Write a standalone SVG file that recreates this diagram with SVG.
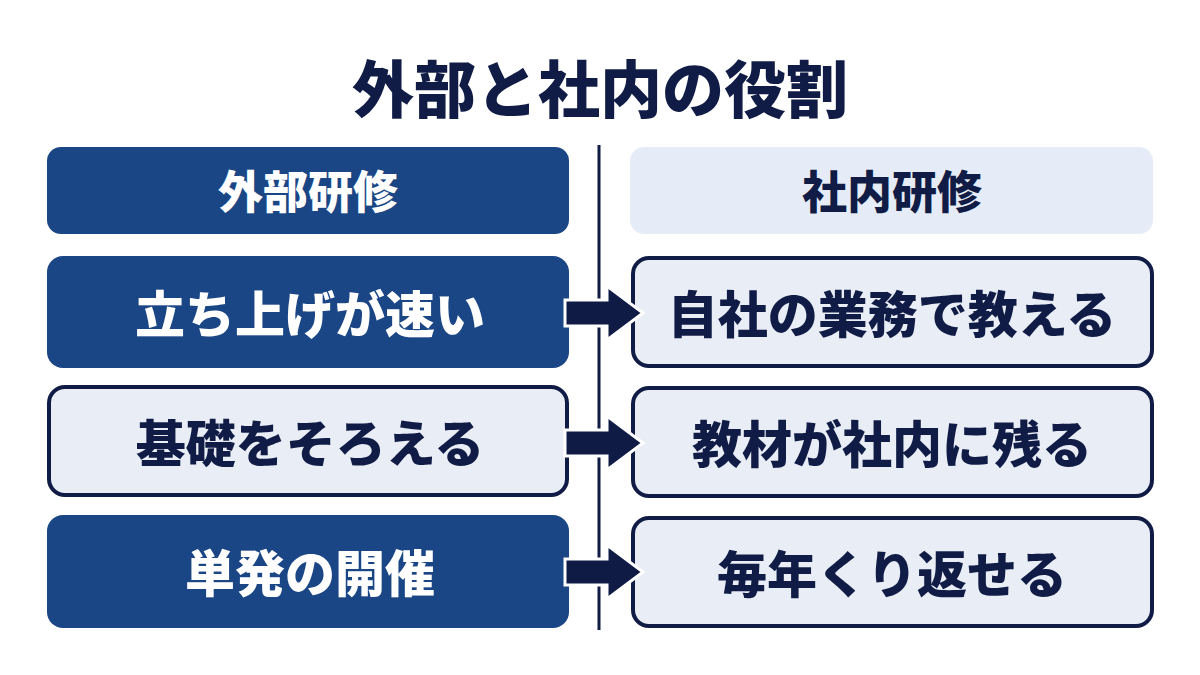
<svg xmlns="http://www.w3.org/2000/svg" width="1200" height="675" viewBox="0 0 1200 675">
<style>
.t{font-family:"Noto Sans CJK JP","Noto Sans",sans-serif;font-weight:900;text-anchor:middle;dominant-baseline:central}
.title{font-size:62px;fill:#101c45}
.hd{font-size:45px}
.row{font-size:50px}
.w{fill:#ffffff}
.n{fill:#101c45}
.dark{fill:#1b4685}
.light{fill:#e8edf6;stroke:#101c45;stroke-width:4}
.lhd{fill:#e6ecf7}
</style>
<defs>
<g id="arr">
<path d="M0,-13 H42 V-27 L78,0 L42,27 V13 H0 Z" fill="#0f1b45" stroke="#ffffff" stroke-width="3" stroke-linejoin="miter"/>
</g>
</defs>
<rect width="1200" height="675" fill="#ffffff"/>
<g id="title"><text class="t title" x="600" y="86">外部と社内の役割</text></g>
<g id="divider"><line x1="599" y1="145" x2="599" y2="630" stroke="#101c45" stroke-width="3"/></g>
<g id="hdr-left"><rect class="dark" x="47" y="147" width="522" height="87" rx="14"/><text class="t hd w" x="308" y="189">外部研修</text></g>
<g id="hdr-right"><rect class="lhd" x="630" y="147" width="523" height="87" rx="14"/><text class="t hd n" x="892" y="189">社内研修</text></g>
<g id="l1"><rect class="dark" x="47" y="256" width="522" height="112" rx="16"/><text class="t row w" x="310" y="311">立ち上げが速い</text></g>
<g id="l2"><rect class="light" x="49" y="387" width="518" height="108" rx="16"/><text class="t row n" x="310" y="440">基礎をそろえる</text></g>
<g id="l3"><rect class="dark" x="47" y="515" width="522" height="113" rx="16"/><text class="t row w" x="310" y="570">単発の開催</text></g>
<g id="r1"><rect class="light" x="633" y="258" width="519" height="108" rx="16"/><text class="t row n" x="892" y="311">自社の業務で教える</text></g>
<g id="r2"><rect class="light" x="633" y="388" width="519" height="108" rx="16"/><text class="t row n" x="892" y="441">教材が社内に残る</text></g>
<g id="r3"><rect class="light" x="633" y="518" width="519" height="108" rx="16"/><text class="t row n" x="892" y="571">毎年くり返せる</text></g>
<g id="connectors">
<use href="#arr" x="565" y="313"/>
<use href="#arr" x="565" y="443"/>
<use href="#arr" x="565" y="572"/>
</g>
</svg>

**What the task requires:** Copy the data word for word. Pictures do not go in the copy.

**Reply to the task:**
Write a standalone SVG file that recreates this diagram with SVG.
<svg xmlns="http://www.w3.org/2000/svg" width="1200" height="675" viewBox="0 0 1200 675">
<style>
.t{font-family:"Noto Sans CJK JP","Noto Sans",sans-serif;font-weight:900;text-anchor:middle;dominant-baseline:central}
.title{font-size:62px;fill:#101c45}
.hd{font-size:45px}
.row{font-size:50px}
.w{fill:#ffffff}
.n{fill:#101c45}
.dark{fill:#1b4685}
.light{fill:#e8edf6;stroke:#101c45;stroke-width:4}
.lhd{fill:#e6ecf7}
</style>
<defs>
<g id="arr">
<path d="M0,-13 H42 V-27 L78,0 L42,27 V13 H0 Z" fill="#0f1b45" stroke="#ffffff" stroke-width="3" stroke-linejoin="miter"/>
</g>
</defs>
<rect width="1200" height="675" fill="#ffffff"/>
<g id="title"><text class="t title" x="600" y="86">外部と社内の役割</text></g>
<g id="divider"><line x1="599" y1="145" x2="599" y2="630" stroke="#101c45" stroke-width="3"/></g>
<g id="hdr-left"><rect class="dark" x="47" y="147" width="522" height="87" rx="14"/><text class="t hd w" x="308" y="189">外部研修</text></g>
<g id="hdr-right"><rect class="lhd" x="630" y="147" width="523" height="87" rx="14"/><text class="t hd n" x="892" y="189">社内研修</text></g>
<g id="l1"><rect class="dark" x="47" y="256" width="522" height="112" rx="16"/><text class="t row w" x="310" y="311">立ち上げが速い</text></g>
<g id="l2"><rect class="light" x="49" y="387" width="518" height="108" rx="16"/><text class="t row n" x="310" y="440">基礎をそろえる</text></g>
<g id="l3"><rect class="dark" x="47" y="515" width="522" height="113" rx="16"/><text class="t row w" x="310" y="570">単発の開催</text></g>
<g id="r1"><rect class="light" x="633" y="258" width="519" height="108" rx="16"/><text class="t row n" x="892" y="311">自社の業務で教える</text></g>
<g id="r2"><rect class="light" x="633" y="388" width="519" height="108" rx="16"/><text class="t row n" x="892" y="441">教材が社内に残る</text></g>
<g id="r3"><rect class="light" x="633" y="518" width="519" height="108" rx="16"/><text class="t row n" x="892" y="571">毎年くり返せる</text></g>
<g id="connectors">
<use href="#arr" x="565" y="313"/>
<use href="#arr" x="565" y="443"/>
<use href="#arr" x="565" y="572"/>
</g>
</svg>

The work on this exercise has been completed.